*WHAT THE TASK REQUIRES*
Write out the material exactly, with the pictures left out.

*RAW DATA*
# # # #
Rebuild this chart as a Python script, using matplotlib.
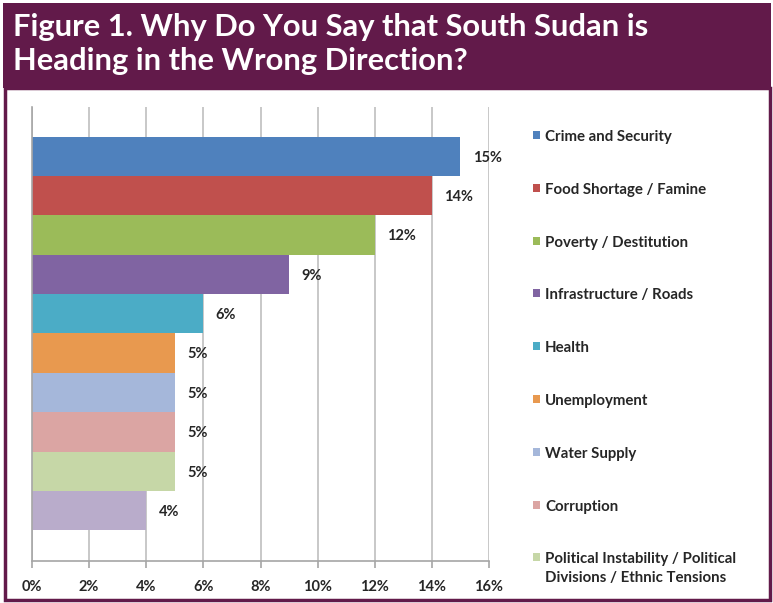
import matplotlib.pyplot as plt
from matplotlib.patches import Rectangle
from matplotlib.ticker import PercentFormatter

# reasons given, top to bottom, with share of respondents (%)
reasons = ["Crime and Security", "Food Shortage / Famine", "Poverty / Destitution",
           "Infrastructure / Roads", "Health", "Unemployment", "Water Supply",
           "Corruption", "Political Instability / Political\nDivisions / Ethnic Tensions",
           "Other"]
values = [15, 14, 12, 9, 6, 5, 5, 5, 5, 4]
colors = ["#4F81BD", "#C0504D", "#9BBB59", "#8064A2", "#4BACC6", "#E8994F",
          "#A5B7DA", "#DBA5A3", "#C6D7A7", "#B9ACCB"]
xticks = [0, 2, 4, 6, 8, 10, 12, 14, 16]

purple = "#621A4A"
font = "Lato"
txt = "#262626"

W, H = 773, 603
fig = plt.figure(figsize=(W / 100, H / 100), dpi=100)
fig.patch.set_facecolor("white")

# title band and frame
fig.patches.append(Rectangle((3 / W, 1 - 88 / H), 768 / W, 85 / H, transform=fig.transFigure,
                             facecolor=purple, edgecolor="none", zorder=0))
fig.patches.append(Rectangle((4.5 / W, 1 - 600 / H), 765 / W, 512 / H, transform=fig.transFigure,
                             facecolor="none", edgecolor=purple, linewidth=2.5, zorder=0))
fig.text(13 / W, 1 - 27 / H, "Figure 1. Why Do You Say that South Sudan is",
         color="white", fontsize=22.2, fontweight="bold", family=font, va="center")
fig.text(13 / W, 1 - 61 / H, "Heading in the Wrong Direction?",
         color="white", fontsize=22.2, fontweight="bold", family=font, va="center")

ax = fig.add_axes([32 / W, 1 - 561 / H, 457 / W, 454 / H])
ypos = list(range(len(values)))
bars = ax.barh(ypos, values, height=1.0, color=colors, zorder=2)

ax.set_xlim(0, 16)
ax.set_ylim(10.28, -1.25)
ax.set_xticks(xticks)
ax.xaxis.set_major_formatter(PercentFormatter(decimals=0))
ax.set_yticks([])
ax.xaxis.grid(True, color="#BFBFBF", linewidth=1.2)
ax.set_axisbelow(True)
for side in ["top", "right"]:
    ax.spines[side].set_visible(False)
for side in ["left", "bottom"]:
    ax.spines[side].set_color("#A6A6A6")
    ax.spines[side].set_linewidth(1.2)
ax.tick_params(axis="x", length=5, color="#A6A6A6", width=1.2, pad=9)
for lab in ax.get_xticklabels():
    lab.set_fontfamily(font)
    lab.set_fontweight("bold")
    lab.set_fontsize(10.5)
    lab.set_color(txt)

for b, v in zip(bars, values):
    ax.annotate(f"{v}%", (b.get_width(), b.get_y() + b.get_height() / 2),
                xytext=(9, -1), textcoords="offset points", va="center", ha="left",
                fontsize=10.5, fontweight="bold", family=font, color=txt, zorder=3)

# legend (first nine reasons)
for i in range(9):
    yc = 135 + i * 52.8
    fig.patches.append(Rectangle((533 / W, 1 - (yc + 4) / H), 7 / W, 8 / H,
                                 transform=fig.transFigure, facecolor=colors[i],
                                 edgecolor="none"))
    fig.text(545 / W, 1 - (yc - 5) / H, reasons[i], fontsize=10.8, fontweight="bold",
             family=font, color=txt, va="top", linespacing=1.45)

fig.savefig("out.png", dpi=100)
# # # #
*RESULT BELOW*
Rebuild this chart as a Python script, using matplotlib.
import matplotlib.pyplot as plt
from matplotlib.patches import Rectangle
from matplotlib.ticker import PercentFormatter

# reasons given, top to bottom, with share of respondents (%)
reasons = ["Crime and Security", "Food Shortage / Famine", "Poverty / Destitution",
           "Infrastructure / Roads", "Health", "Unemployment", "Water Supply",
           "Corruption", "Political Instability / Political\nDivisions / Ethnic Tensions",
           "Other"]
values = [15, 14, 12, 9, 6, 5, 5, 5, 5, 4]
colors = ["#4F81BD", "#C0504D", "#9BBB59", "#8064A2", "#4BACC6", "#E8994F",
          "#A5B7DA", "#DBA5A3", "#C6D7A7", "#B9ACCB"]
xticks = [0, 2, 4, 6, 8, 10, 12, 14, 16]

purple = "#621A4A"
font = "Lato"
txt = "#262626"

W, H = 773, 603
fig = plt.figure(figsize=(W / 100, H / 100), dpi=100)
fig.patch.set_facecolor("white")

# title band and frame
fig.patches.append(Rectangle((3 / W, 1 - 88 / H), 768 / W, 85 / H, transform=fig.transFigure,
                             facecolor=purple, edgecolor="none", zorder=0))
fig.patches.append(Rectangle((4.5 / W, 1 - 600 / H), 765 / W, 512 / H, transform=fig.transFigure,
                             facecolor="none", edgecolor=purple, linewidth=2.5, zorder=0))
fig.text(13 / W, 1 - 27 / H, "Figure 1. Why Do You Say that South Sudan is",
         color="white", fontsize=22.2, fontweight="bold", family=font, va="center")
fig.text(13 / W, 1 - 61 / H, "Heading in the Wrong Direction?",
         color="white", fontsize=22.2, fontweight="bold", family=font, va="center")

ax = fig.add_axes([32 / W, 1 - 561 / H, 457 / W, 454 / H])
ypos = list(range(len(values)))
bars = ax.barh(ypos, values, height=1.0, color=colors, zorder=2)

ax.set_xlim(0, 16)
ax.set_ylim(10.28, -1.25)
ax.set_xticks(xticks)
ax.xaxis.set_major_formatter(PercentFormatter(decimals=0))
ax.set_yticks([])
ax.xaxis.grid(True, color="#BFBFBF", linewidth=1.2)
ax.set_axisbelow(True)
for side in ["top", "right"]:
    ax.spines[side].set_visible(False)
for side in ["left", "bottom"]:
    ax.spines[side].set_color("#A6A6A6")
    ax.spines[side].set_linewidth(1.2)
ax.tick_params(axis="x", length=5, color="#A6A6A6", width=1.2, pad=9)
for lab in ax.get_xticklabels():
    lab.set_fontfamily(font)
    lab.set_fontweight("bold")
    lab.set_fontsize(10.5)
    lab.set_color(txt)

for b, v in zip(bars, values):
    ax.annotate(f"{v}%", (b.get_width(), b.get_y() + b.get_height() / 2),
                xytext=(9, -1), textcoords="offset points", va="center", ha="left",
                fontsize=10.5, fontweight="bold", family=font, color=txt, zorder=3)

# legend (first nine reasons)
for i in range(9):
    yc = 135 + i * 52.8
    fig.patches.append(Rectangle((533 / W, 1 - (yc + 4) / H), 7 / W, 8 / H,
                                 transform=fig.transFigure, facecolor=colors[i],
                                 edgecolor="none"))
    fig.text(545 / W, 1 - (yc - 5) / H, reasons[i], fontsize=10.8, fontweight="bold",
             family=font, color=txt, va="top", linespacing=1.45)

fig.savefig("out.png", dpi=100)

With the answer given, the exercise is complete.